> _PROBLEM REQUIREMENTS_
Reproduce all of the data below without alteration; exclude every picture.

┌──

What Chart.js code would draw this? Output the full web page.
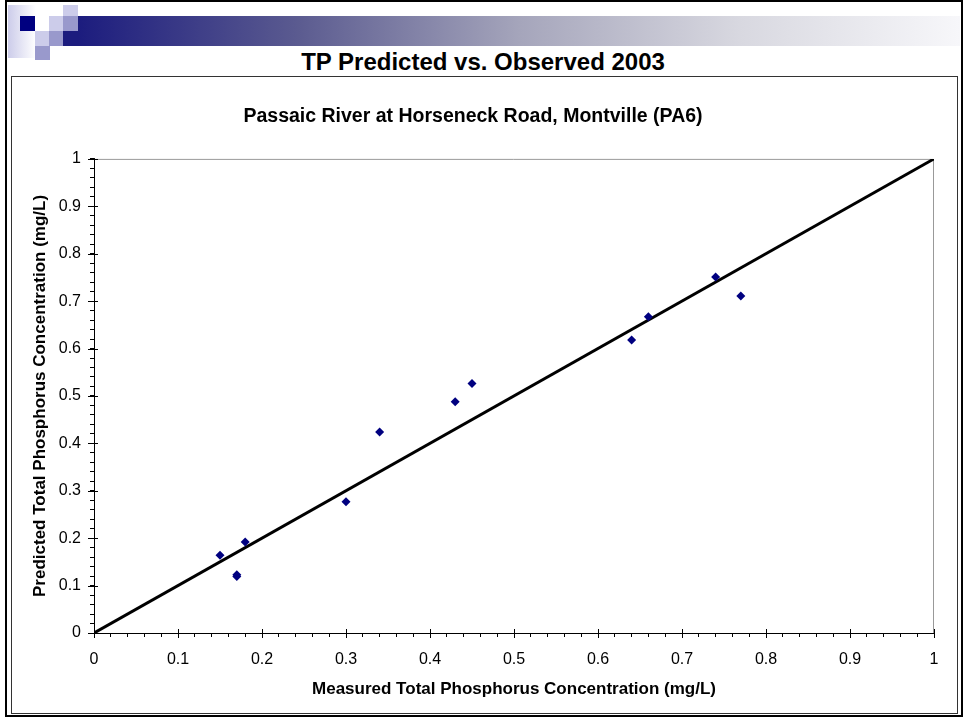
<!DOCTYPE html>
<html>
<head>
<meta charset="utf-8">
<script src="https://cdn.jsdelivr.net/npm/chart.js@4.4.1/dist/chart.umd.min.js"></script>
<style>
    body { margin: 0; width: 966px; height: 721px; background: #fff; position: relative; overflow: hidden; font-family: "Liberation Sans", Arial, sans-serif; }
    .abs { position: absolute; }
    .frame { left: 5px; top: 0; width: 958px; height: 717px; border: 2px solid #000; box-sizing: border-box; }
    .fade { left: 8px; top: 5px; width: 28px; height: 53px; background: linear-gradient(to right, #ccccea, #ffffff); }
    .bar { left: 78px; top: 16px; width: 882px; height: 30px;
        background: linear-gradient(to right, #1c1c7e 0%, #5b5b90 25%, #a5a5bb 50%, #d8d8e0 75%, #f7f7fa 100%); }
    .sq { width: 15px; height: 15px; }
    .navy { background: #000080; }
    .dark { background: #1c1c7e; }
    .mid { background: #9999cc; }
    .light { background: #ccccea; }
    .white { background: #fff; }
    .heading { left: 0; top: 48px; width: 966px; text-align: center; font-size: 24px; font-weight: bold; line-height: 28px; }
    .box { left: 11px; top: 76px; width: 947px; height: 638px; border: 1px solid #333; box-sizing: border-box; }
    #chart-wrap { left: 12px; top: 77px; width: 945px; height: 636px; }
</style>
</head>
<body>
<div class="abs frame"></div>
<div class="abs fade"></div>
<div class="abs bar"></div>
<div class="abs sq navy" style="left:20px;top:16px"></div>
<div class="abs sq white" style="left:35px;top:16px;width:14px"></div>
<div class="abs sq light" style="left:63px;top:5px;height:11px"></div>
<div class="abs sq light" style="left:49px;top:16px;width:14px"></div>
<div class="abs sq mid" style="left:63px;top:16px"></div>
<div class="abs sq light" style="left:35px;top:31px;width:14px"></div>
<div class="abs sq mid" style="left:49px;top:31px;width:14px"></div>
<div class="abs sq dark" style="left:63px;top:31px"></div>
<div class="abs sq mid" style="left:35px;top:46px;height:14px"></div>
<div class="abs heading">TP Predicted vs. Observed 2003</div>
<div class="abs box"></div>
<div class="abs" id="chart-wrap"><canvas id="tp-chart" width="945" height="636"></canvas></div>

<script>
// Data
const measured = [0.15, 0.17, 0.17, 0.18, 0.30, 0.34, 0.43, 0.45, 0.64, 0.66, 0.74, 0.77];
const predicted = [0.164, 0.119, 0.123, 0.192, 0.277, 0.424, 0.488, 0.526, 0.618, 0.667, 0.751, 0.711];
const lineX = [0, 1];
const lineY = [0, 1];
const tickLabels = ['0', '0.1', '0.2', '0.3', '0.4', '0.5', '0.6', '0.7', '0.8', '0.9', '1'];

const FONT = '"Liberation Sans", Arial, sans-serif';

// label only every 5th (minor step 0.02)
const majorLabel = (value, index) => (index % 5 === 0 ? tickLabels[index / 5] : '');

// grey frame on top/right + major ticks crossing the axes
const plotFrame = {
    id: 'plotFrame',
    beforeDatasetsDraw(chart) {
        const { ctx, chartArea: a } = chart;
        ctx.save();
        ctx.strokeStyle = '#999';
        ctx.lineWidth = 1;
        ctx.beginPath();
        ctx.moveTo(a.left, a.top + 0.5);
        ctx.lineTo(a.right - 0.5, a.top + 0.5);
        ctx.lineTo(a.right - 0.5, a.bottom);
        ctx.stroke();

        ctx.strokeStyle = '#000';
        const xs = chart.scales.x, ys = chart.scales.y;
        xs.ticks.forEach((t, i) => {
            if (i % 5 !== 0) return;
            const px = Math.round(xs.getPixelForValue(t.value)) + 0.5;
            ctx.beginPath();
            ctx.moveTo(px, a.bottom - 4);
            ctx.lineTo(px, a.bottom + 5);
            ctx.stroke();
        });
        ys.ticks.forEach((t, i) => {
            if (i % 5 !== 0) return;
            const py = Math.round(ys.getPixelForValue(t.value)) + 0.5;
            ctx.beginPath();
            ctx.moveTo(a.left - 6, py);
            ctx.lineTo(a.left + 4, py);
            ctx.stroke();
        });
        ctx.restore();
    }
};

const ctx = document.getElementById('tp-chart').getContext('2d');

const tpChart = new Chart(ctx, {
    type: 'scatter',
    data: {
        datasets: [{
            label: 'Observed',
            data: measured.map((x, i) => ({ x: x, y: predicted[i] })),
            backgroundColor: '#000080',
            borderColor: '#000080',
            pointStyle: 'rectRot',
            pointRadius: 4.5,
            borderWidth: 0,
        }, {
            label: '1:1',
            type: 'line',
            data: lineX.map((x, i) => ({ x: x, y: lineY[i] })),
            borderColor: '#000',
            borderWidth: 3,
            pointRadius: 0,
            fill: false,
        }]
    },
    options: {
        responsive: false,
        animation: false,
        layout: { padding: { left: 0, right: 23, top: 0, bottom: 0 } },
        plugins: {
            legend: { display: false },
            tooltip: { enabled: false },
            title: {
                display: true,
                text: 'Passaic River at Horseneck Road, Montville (PA6)',
                color: '#000',
                font: { family: FONT, size: 19.5, weight: 'bold' },
                padding: { top: 28, bottom: 30.5 },
            }
        },
        scales: {
            x: {
                type: 'linear',
                min: 0,
                max: 1,
                afterFit: (scale) => { scale.height = 80; },
                ticks: {
                    stepSize: 0.02,
                    autoSkip: false,
                    maxRotation: 0,
                    padding: 13,
                    color: '#000',
                    font: { family: FONT, size: 16 },
                    callback: majorLabel,
                },
                grid: { drawOnChartArea: false, drawTicks: true, tickLength: 4, color: '#000', tickColor: '#000' },
                border: { color: '#000', width: 1 },
                title: {
                    display: true,
                    text: 'Measured Total Phosphorus Concentration (mg/L)',
                    color: '#000',
                    font: { family: FONT, size: 17, weight: 'bold' },
                    padding: { top: 0, bottom: 13.5 },
                }
            },
            y: {
                type: 'linear',
                min: 0,
                max: 1,
                afterFit: (scale) => { scale.width = 82; },
                ticks: {
                    stepSize: 0.02,
                    autoSkip: false,
                    padding: 9,
                    color: '#000',
                    font: { family: FONT, size: 16 },
                    callback: majorLabel,
                },
                grid: { drawOnChartArea: false, drawTicks: true, tickLength: 4, color: '#000', tickColor: '#000' },
                border: { color: '#000', width: 1 },
                title: {
                    display: true,
                    text: 'Predicted Total Phosphorus Concentration (mg/L)',
                    color: '#000',
                    font: { family: FONT, size: 17, weight: 'bold' },
                    padding: { top: 18, bottom: 0 },
                }
            }
        }
    },
    plugins: [plotFrame]
});
</script>
</body>
</html>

└──

> _ANSWER TO THE EXERCISE_
What Chart.js code would draw this? Output the full web page.
<!DOCTYPE html>
<html>
<head>
<meta charset="utf-8">
<script src="https://cdn.jsdelivr.net/npm/chart.js@4.4.1/dist/chart.umd.min.js"></script>
<style>
    body { margin: 0; width: 966px; height: 721px; background: #fff; position: relative; overflow: hidden; font-family: "Liberation Sans", Arial, sans-serif; }
    .abs { position: absolute; }
    .frame { left: 5px; top: 0; width: 958px; height: 717px; border: 2px solid #000; box-sizing: border-box; }
    .fade { left: 8px; top: 5px; width: 28px; height: 53px; background: linear-gradient(to right, #ccccea, #ffffff); }
    .bar { left: 78px; top: 16px; width: 882px; height: 30px;
        background: linear-gradient(to right, #1c1c7e 0%, #5b5b90 25%, #a5a5bb 50%, #d8d8e0 75%, #f7f7fa 100%); }
    .sq { width: 15px; height: 15px; }
    .navy { background: #000080; }
    .dark { background: #1c1c7e; }
    .mid { background: #9999cc; }
    .light { background: #ccccea; }
    .white { background: #fff; }
    .heading { left: 0; top: 48px; width: 966px; text-align: center; font-size: 24px; font-weight: bold; line-height: 28px; }
    .box { left: 11px; top: 76px; width: 947px; height: 638px; border: 1px solid #333; box-sizing: border-box; }
    #chart-wrap { left: 12px; top: 77px; width: 945px; height: 636px; }
</style>
</head>
<body>
<div class="abs frame"></div>
<div class="abs fade"></div>
<div class="abs bar"></div>
<div class="abs sq navy" style="left:20px;top:16px"></div>
<div class="abs sq white" style="left:35px;top:16px;width:14px"></div>
<div class="abs sq light" style="left:63px;top:5px;height:11px"></div>
<div class="abs sq light" style="left:49px;top:16px;width:14px"></div>
<div class="abs sq mid" style="left:63px;top:16px"></div>
<div class="abs sq light" style="left:35px;top:31px;width:14px"></div>
<div class="abs sq mid" style="left:49px;top:31px;width:14px"></div>
<div class="abs sq dark" style="left:63px;top:31px"></div>
<div class="abs sq mid" style="left:35px;top:46px;height:14px"></div>
<div class="abs heading">TP Predicted vs. Observed 2003</div>
<div class="abs box"></div>
<div class="abs" id="chart-wrap"><canvas id="tp-chart" width="945" height="636"></canvas></div>

<script>
// Data
const measured = [0.15, 0.17, 0.17, 0.18, 0.30, 0.34, 0.43, 0.45, 0.64, 0.66, 0.74, 0.77];
const predicted = [0.164, 0.119, 0.123, 0.192, 0.277, 0.424, 0.488, 0.526, 0.618, 0.667, 0.751, 0.711];
const lineX = [0, 1];
const lineY = [0, 1];
const tickLabels = ['0', '0.1', '0.2', '0.3', '0.4', '0.5', '0.6', '0.7', '0.8', '0.9', '1'];

const FONT = '"Liberation Sans", Arial, sans-serif';

// label only every 5th (minor step 0.02)
const majorLabel = (value, index) => (index % 5 === 0 ? tickLabels[index / 5] : '');

// grey frame on top/right + major ticks crossing the axes
const plotFrame = {
    id: 'plotFrame',
    beforeDatasetsDraw(chart) {
        const { ctx, chartArea: a } = chart;
        ctx.save();
        ctx.strokeStyle = '#999';
        ctx.lineWidth = 1;
        ctx.beginPath();
        ctx.moveTo(a.left, a.top + 0.5);
        ctx.lineTo(a.right - 0.5, a.top + 0.5);
        ctx.lineTo(a.right - 0.5, a.bottom);
        ctx.stroke();

        ctx.strokeStyle = '#000';
        const xs = chart.scales.x, ys = chart.scales.y;
        xs.ticks.forEach((t, i) => {
            if (i % 5 !== 0) return;
            const px = Math.round(xs.getPixelForValue(t.value)) + 0.5;
            ctx.beginPath();
            ctx.moveTo(px, a.bottom - 4);
            ctx.lineTo(px, a.bottom + 5);
            ctx.stroke();
        });
        ys.ticks.forEach((t, i) => {
            if (i % 5 !== 0) return;
            const py = Math.round(ys.getPixelForValue(t.value)) + 0.5;
            ctx.beginPath();
            ctx.moveTo(a.left - 6, py);
            ctx.lineTo(a.left + 4, py);
            ctx.stroke();
        });
        ctx.restore();
    }
};

const ctx = document.getElementById('tp-chart').getContext('2d');

const tpChart = new Chart(ctx, {
    type: 'scatter',
    data: {
        datasets: [{
            label: 'Observed',
            data: measured.map((x, i) => ({ x: x, y: predicted[i] })),
            backgroundColor: '#000080',
            borderColor: '#000080',
            pointStyle: 'rectRot',
            pointRadius: 4.5,
            borderWidth: 0,
        }, {
            label: '1:1',
            type: 'line',
            data: lineX.map((x, i) => ({ x: x, y: lineY[i] })),
            borderColor: '#000',
            borderWidth: 3,
            pointRadius: 0,
            fill: false,
        }]
    },
    options: {
        responsive: false,
        animation: false,
        layout: { padding: { left: 0, right: 23, top: 0, bottom: 0 } },
        plugins: {
            legend: { display: false },
            tooltip: { enabled: false },
            title: {
                display: true,
                text: 'Passaic River at Horseneck Road, Montville (PA6)',
                color: '#000',
                font: { family: FONT, size: 19.5, weight: 'bold' },
                padding: { top: 28, bottom: 30.5 },
            }
        },
        scales: {
            x: {
                type: 'linear',
                min: 0,
                max: 1,
                afterFit: (scale) => { scale.height = 80; },
                ticks: {
                    stepSize: 0.02,
                    autoSkip: false,
                    maxRotation: 0,
                    padding: 13,
                    color: '#000',
                    font: { family: FONT, size: 16 },
                    callback: majorLabel,
                },
                grid: { drawOnChartArea: false, drawTicks: true, tickLength: 4, color: '#000', tickColor: '#000' },
                border: { color: '#000', width: 1 },
                title: {
                    display: true,
                    text: 'Measured Total Phosphorus Concentration (mg/L)',
                    color: '#000',
                    font: { family: FONT, size: 17, weight: 'bold' },
                    padding: { top: 0, bottom: 13.5 },
                }
            },
            y: {
                type: 'linear',
                min: 0,
                max: 1,
                afterFit: (scale) => { scale.width = 82; },
                ticks: {
                    stepSize: 0.02,
                    autoSkip: false,
                    padding: 9,
                    color: '#000',
                    font: { family: FONT, size: 16 },
                    callback: majorLabel,
                },
                grid: { drawOnChartArea: false, drawTicks: true, tickLength: 4, color: '#000', tickColor: '#000' },
                border: { color: '#000', width: 1 },
                title: {
                    display: true,
                    text: 'Predicted Total Phosphorus Concentration (mg/L)',
                    color: '#000',
                    font: { family: FONT, size: 17, weight: 'bold' },
                    padding: { top: 18, bottom: 0 },
                }
            }
        }
    },
    plugins: [plotFrame]
});
</script>
</body>
</html>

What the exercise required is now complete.